Trainable Parameters: ~3.1M / 860M (0.36%)

Training Details

Hyperparameters

Parameter	Value	Description
Epochs	300	Total training cycles
Learning Rate	5e-5 → 5e-6	Cosine annealing
Optimizer	AdamW	With weight decay
Batch Size	1	1 random image per epoch
Gradient Clipping	1.0	For stability
Image Size	512×512	Standard SD size
Augmentation	Yes	Flip, ColorJitter

Data Processing

Augmentation Pipeline:

Random Horizontal Flip (p=0.5)
Color Jitter (brightness, contrast, saturation: 0.1)
Normalization (mean=0.5, std=0.5)

Dataset: diffusers/dog-example (~5 dog images)

Training Dataset Examples

The model was trained on a small dataset of dog images:

Results

Loss Metrics

Metric	Value
Final Loss	0.1804
Average Loss	0.0876
Min Loss	~0.05

Observations:

Loss values decreased steadily
No signs of overfitting
300 epochs provided sufficient convergence

Benchmark

Metric	Value
Training Time	~45 minutes (T4 GPU)
Model Size	3.2 MB (LoRA)
Inference Time	~5 seconds/image (50 steps)
VRAM Usage	~8 GB (fp16)

Training Loss Graph

Usage Examples

Method 1: Using from Hugging Face (Recommended)

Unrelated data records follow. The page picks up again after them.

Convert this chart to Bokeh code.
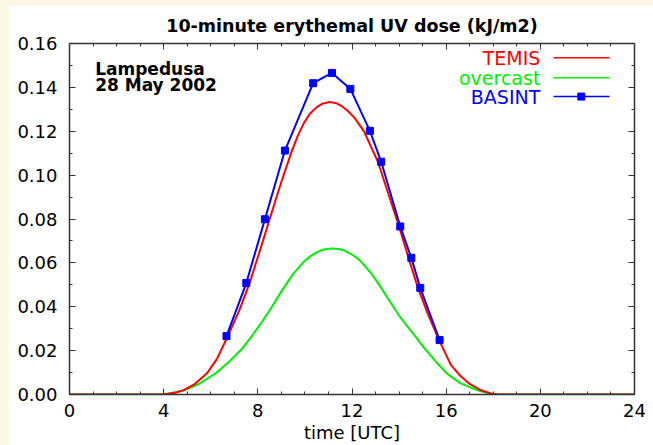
import re
from bokeh.plotting import figure
from bokeh.models import Range1d, LinearAxis, SingleIntervalTicker, Label, PrintfTickFormatter
from bokeh.embed import file_html
from bokeh.resources import INLINE

# ---- data ----
temis_time = [0, 4.0, 4.5, 4.85, 5.3, 5.85, 6.25, 6.7, 7.2, 7.65, 8.1, 8.5, 9.0, 9.45, 9.7,
              9.95, 10.2, 10.5, 10.75, 11.05, 11.35, 11.6, 11.85, 12.1, 12.5, 13.1, 13.55,
              14.0, 14.4, 14.8, 15.25, 15.7, 16.2, 16.6, 17.0, 17.5, 17.9, 18.2, 24]
temis_dose = [0, 0, 0.0008, 0.0020, 0.0046, 0.0098, 0.0160, 0.0260, 0.0380, 0.0508, 0.0660,
              0.0799, 0.0970, 0.1112, 0.1180, 0.1236, 0.1279, 0.1310, 0.1326, 0.1333, 0.1327,
              0.1312, 0.1290, 0.1262, 0.1202, 0.1061, 0.0913, 0.0766, 0.0623, 0.0486, 0.0360,
              0.0248, 0.0135, 0.0085, 0.0048, 0.0018, 0.0005, 0, 0]

overcast_time = [0, 4.0, 4.85, 5.5, 6.25, 6.8, 7.3, 7.7, 8.2, 8.6, 9.0, 9.5, 10.0, 10.25, 10.5,
                 10.8, 11.15, 11.45, 11.7, 12.0, 12.3, 12.8, 13.2, 13.6, 14.05, 14.6, 15.1,
                 15.6, 16.05, 16.6, 17.3, 17.8, 18.2, 24]
overcast_dose = [0, 0, 0.0018, 0.0048, 0.0100, 0.0152, 0.0205, 0.0260, 0.0335, 0.0400, 0.0470,
                 0.0550, 0.0610, 0.0632, 0.0648, 0.0661, 0.0666, 0.0663, 0.0655, 0.0638, 0.0615,
                 0.0555, 0.0493, 0.0425, 0.0352, 0.0278, 0.0208, 0.0145, 0.0094, 0.0052, 0.0020,
                 0.0005, 0, 0]

basint_time = [6.67, 7.51, 8.30, 9.15, 10.35, 11.15, 11.93, 12.76, 13.24, 14.05, 14.52, 14.90, 15.72]
basint_dose = [0.0266, 0.0508, 0.0799, 0.1112, 0.1419, 0.1466, 0.1393, 0.1202, 0.1061, 0.0766,
               0.0623, 0.0486, 0.0248]

series_names = ["TEMIS", "overcast", "BASINT"]
series_colors = ["#FF0000", "#00EE00", "#0000FF"]

FONT = "DejaVu Sans"

p = figure(width=645, height=440, x_range=Range1d(0, 24), y_range=Range1d(0, 0.16),
           output_backend="svg", toolbar_location=None,
           min_border_left=61, min_border_right=19, min_border_top=38, min_border_bottom=51,
           title="10-minute erythemal UV dose (kJ/m2)")
p.title.align = "center"
p.title.text_font = FONT
p.title.text_font_size = "17.5px"
p.title.text_font_style = "bold"
p.title.text_color = "black"
p.title.standoff = 16
p.background_fill_color = "white"
p.border_fill_color = "white"
p.outline_line_color = None
p.xgrid.visible = False
p.ygrid.visible = False

xtick = SingleIntervalTicker(interval=4, num_minor_ticks=4)
ytick = SingleIntervalTicker(interval=0.02, num_minor_ticks=2)


def style_axis(ax, show_labels):
    ax.axis_line_color = "#333333"
    ax.axis_line_width = 1.5
    ax.major_tick_in = 6
    ax.major_tick_out = 0
    ax.minor_tick_in = 3
    ax.minor_tick_out = 0
    ax.major_tick_line_color = "#333333"
    ax.minor_tick_line_color = "#333333"
    if show_labels:
        ax.major_label_text_font = FONT
        ax.major_label_text_font_size = "18px"
        ax.major_label_text_color = "black"
    else:
        ax.major_label_text_color = None
        ax.major_label_standoff = 0


p.xaxis.ticker = xtick
p.yaxis.ticker = ytick
p.yaxis.formatter = PrintfTickFormatter(format="%.2f")
style_axis(p.xaxis[0], True)
style_axis(p.yaxis[0], True)
p.yaxis.major_label_standoff = 12
p.xaxis.major_label_standoff = 9
p.xaxis.axis_label = "time [UTC]"
p.xaxis.axis_label_text_font = FONT
p.xaxis.axis_label_text_font_size = "18px"
p.xaxis.axis_label_text_font_style = "normal"
p.xaxis.axis_label_text_color = "black"
p.xaxis.axis_label_standoff = 2

top = LinearAxis(ticker=xtick)
style_axis(top, False)
p.add_layout(top, "above")
right = LinearAxis(ticker=ytick)
style_axis(right, False)
p.add_layout(right, "right")

# ---- curves ----
p.line(overcast_time, overcast_dose, line_color=series_colors[1], line_width=2, line_join="round")
p.line(temis_time, temis_dose, line_color=series_colors[0], line_width=2, line_join="round")
p.line(basint_time, basint_dose, line_color=series_colors[2], line_width=2)
p.scatter(basint_time, basint_dose, marker="square", size=7, color=series_colors[2])

# ---- annotation ----
for txt, yy in [("Lampedusa", 0.1482), ("28 May 2002", 0.1413)]:
    p.add_layout(Label(x=1.09, y=yy, text=txt, text_font=FONT, text_font_size="17px",
                       text_font_style="bold", text_color="black", text_baseline="alphabetic"))

# ---- legend (text on the left, sample on the right) ----
leg_y = [0.1535, 0.1444, 0.1358]
for name, col, yy in zip(series_names, series_colors, leg_y):
    p.add_layout(Label(x=20.0, y=yy, text=name, text_font=FONT, text_font_size="19px",
                       text_color=col, text_align="right", text_baseline="middle"))
    p.line([20.56, 22.94], [yy, yy], line_color=col, line_width=1.5)
p.scatter([21.74], [leg_y[2]], marker="square", size=7, color=series_colors[2])

html = file_html(p, INLINE)
style = "<style>html, body { margin: 0 !important; } body { background: #FDF5E6 !important; padding: 5px 0 0 8px !important; }</style>"
html = html.replace("</head>", style + "</head>", 1)
open("out.html", "w").write(html)
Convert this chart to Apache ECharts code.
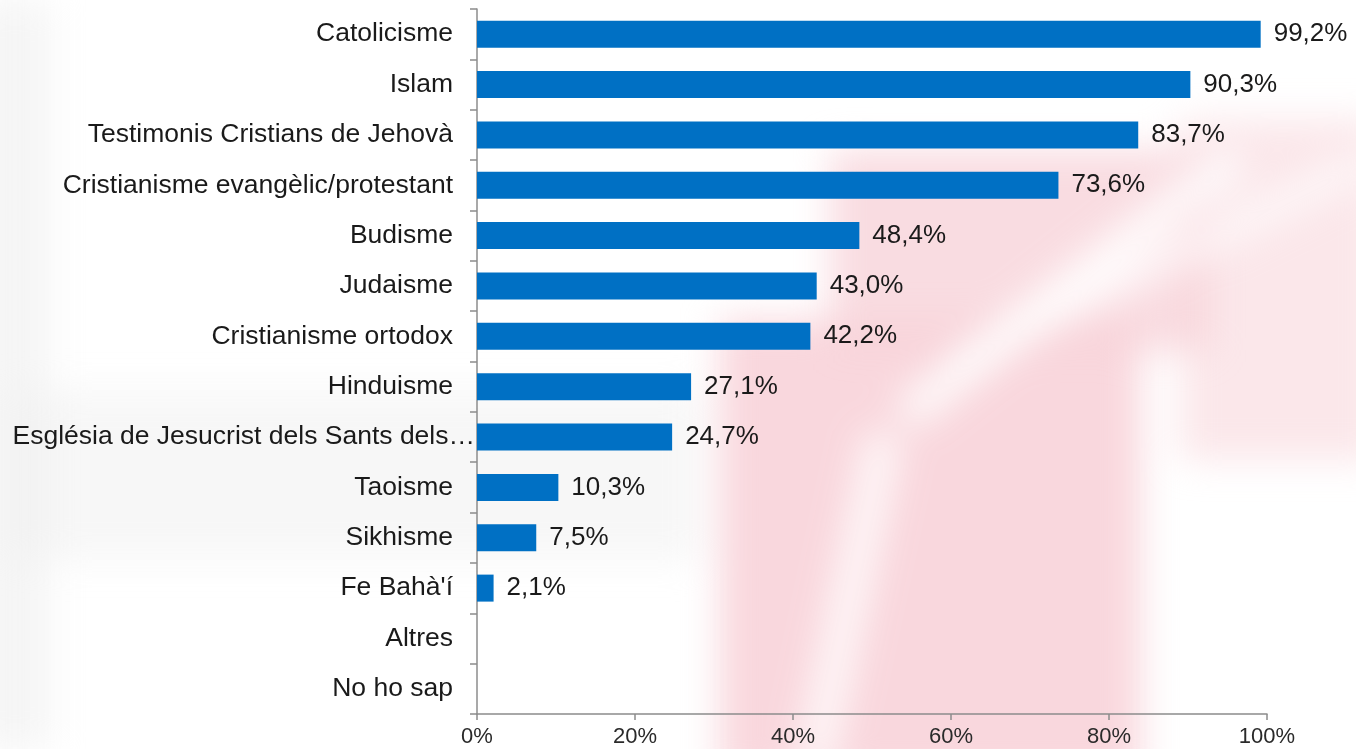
<!DOCTYPE html>
<html>
<head>
<meta charset="utf-8">
<script src="https://cdn.jsdelivr.net/npm/echarts@6/dist/echarts.min.js"></script>
<style>
html,body{margin:0;padding:0;background:#fff;overflow:hidden}
#wrap{position:relative;width:1356px;height:749px;overflow:hidden;background:#fff}
#bg{position:absolute;left:0;top:0;width:1356px;height:749px;filter:blur(18px)}
#bg div{position:absolute}
#c{position:absolute;left:0;top:0;width:1356px;height:749px}
</style>
</head>
<body>
<div id="wrap">
  <div id="bg">
    <div style="left:0;top:390px;width:700px;height:170px;background:#f1f1f1;opacity:.55"></div>
    <div style="left:-20px;top:0;width:70px;height:749px;background:#efefef;opacity:.6"></div>
    <div style="left:720px;top:320px;width:420px;height:460px;background:#f8d3d9;opacity:.9"></div>
    <div style="left:830px;top:150px;width:380px;height:200px;background:#f8d3d9;opacity:.8"></div>
    <div style="left:1180px;top:120px;width:200px;height:340px;background:#f8d3d9;opacity:.55"></div>
    <div style="left:860px;top:270px;width:420px;height:34px;background:#fff;opacity:.9;transform:rotate(-38deg)"></div>
    <div style="left:930px;top:250px;width:460px;height:26px;background:#fff;opacity:.75;transform:rotate(-26deg)"></div>
    <div style="left:830px;top:430px;width:38px;height:340px;background:#fff;opacity:.8;transform:rotate(12deg)"></div>
  </div>
  <div id="c"></div>
</div>
<script>
const categories = ["Catolicisme","Islam","Testimonis Cristians de Jehovà","Cristianisme evangèlic/protestant","Budisme","Judaisme","Cristianisme ortodox","Hinduisme","Església de Jesucrist dels Sants dels…","Taoisme","Sikhisme","Fe Bahà'í","Altres","No ho sap"];
const values = [99.2, 90.3, 83.7, 73.6, 48.4, 43.0, 42.2, 27.1, 24.7, 10.3, 7.5, 2.1, null, null];
const xTicks = [0, 20, 40, 60, 80, 100];

// the truncated label runs up to the axis line in the original
const yData = categories.map(c => c.endsWith('…') ? { value: c, textStyle: { padding: [0, -22, 0, 0] } } : c);

const chart = echarts.init(document.getElementById('c'));
chart.setOption({
  backgroundColor: 'transparent',
  animation: false,
  grid: { left: 477, right: 89, top: 9, bottom: 35, containLabel: false, outerBoundsMode: 'none' },
  xAxis: {
    type: 'value', min: 0, max: 100, interval: 20,
    axisLine: { show: true, lineStyle: { color: '#8c8c8c', width: 1.5 } },
    axisTick: { show: true, length: 6, lineStyle: { color: '#8c8c8c', width: 1.5 } },
    splitLine: { show: false },
    axisLabel: { fontFamily: 'Liberation Sans, Arial', fontSize: 22, color: '#2a2a2a', margin: 12,
      formatter: v => xTicks.includes(v) ? v + '%' : '' }
  },
  yAxis: {
    type: 'category', data: yData, inverse: true,
    axisLine: { show: true, lineStyle: { color: '#8c8c8c', width: 1.5 } },
    axisTick: { show: true, length: 7, alignWithLabel: false, lineStyle: { color: '#8c8c8c', width: 1.5 } },
    axisLabel: { fontFamily: 'Liberation Sans, Arial', fontSize: 26.5, color: '#1a1a1a', margin: 24 }
  },
  series: [{
    type: 'bar', data: values, barWidth: 27,
    itemStyle: { color: '#0070c4' },
    label: { show: true, position: 'right', distance: 13, fontFamily: 'Liberation Sans, Arial', fontSize: 26, color: '#1a1a1a',
      formatter: p => p.value == null ? '' : p.value.toFixed(1).replace('.', ',') + '%' }
  }]
});
</script>
</body>
</html>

from diffusers import DiffusionPipeline
import torch
 
# Load pipeline and add LoRA adapter
pipe = DiffusionPipeline.from_pretrained(
    "stable-diffusion-v1-5/stable-diffusion-v1-5",
    torch_dtype=torch.float16
).to("cuda")
 
pipe.load_lora_weights("erdoganeray/finetune-demo")
 
# Generate image
image = pipe(
    "a photo of sks dog wearing sunglasses",
    num_inference_steps=50,
    guidance_scale=7.5
).images[0]
 
image.save("output.png")

Method 2: Alternative with PEFT

from diffusers import StableDiffusionPipeline
from peft import PeftModel
import torch
 
# Load base pipeline
pipe = StableDiffusionPipeline.from_pretrained(
    "stable-diffusion-v1-5/stable-diffusion-v1-5",
    torch_dtype=torch.float16
).to("cuda")
 
# Load LoRA adapter from Hugging Face
pipe.unet = PeftModel.from_pretrained(
    pipe.unet,
    "erdoganeray/finetune-demo"
)
 
# Generate image
image = pipe("sks dog in a cyberpunk city, neon lights").images[0]
image.save("output.png")

Advanced Parameters

image = pipe(
    prompt="sks dog in a cyberpunk city, neon lights",
    negative_prompt="blurry, bad quality",
    num_inference_steps=50,      # More = better quality
    guidance_scale=7.5,          # Prompt adherence
    height=512,
    width=512,
).images[0]

Batch Generation

prompts = [
    "sks dog on a beach",
    "sks dog in winter",
    "sks dog as superhero"
]
 
for i, prompt in enumerate(prompts):
    image = pipe(prompt).images[0]
    image.save(f"output_{i}.png")

Generated Image Examples

The model successfully generates images in various styles. Here is the gallery of generated outputs:

Sample Outputs

sks dog in a bucket

sks dog in a garden

sks dog astronaut

sks dog Van Gogh style

Different Environments:

Astronaut dog in space
Dog on tropical beach
Dog by fireplace
Dog playing in snow

Art Styles:

Van Gogh style oil painting
Watercolor painting
Renaissance style
Pixel art 8-bit

Costumes & Accessories:

Dog wearing golden crown
Sunglasses and leather jacket
Superhero costume
Wizard hat

Fantasy Scenarios:

Cyberpunk character
Magical forest
Astronaut on the Moon
Underwater scene

License

This project is licensed under MIT License. The Stable Diffusion v1.5 model is under CreativeML OpenRAIL-M license.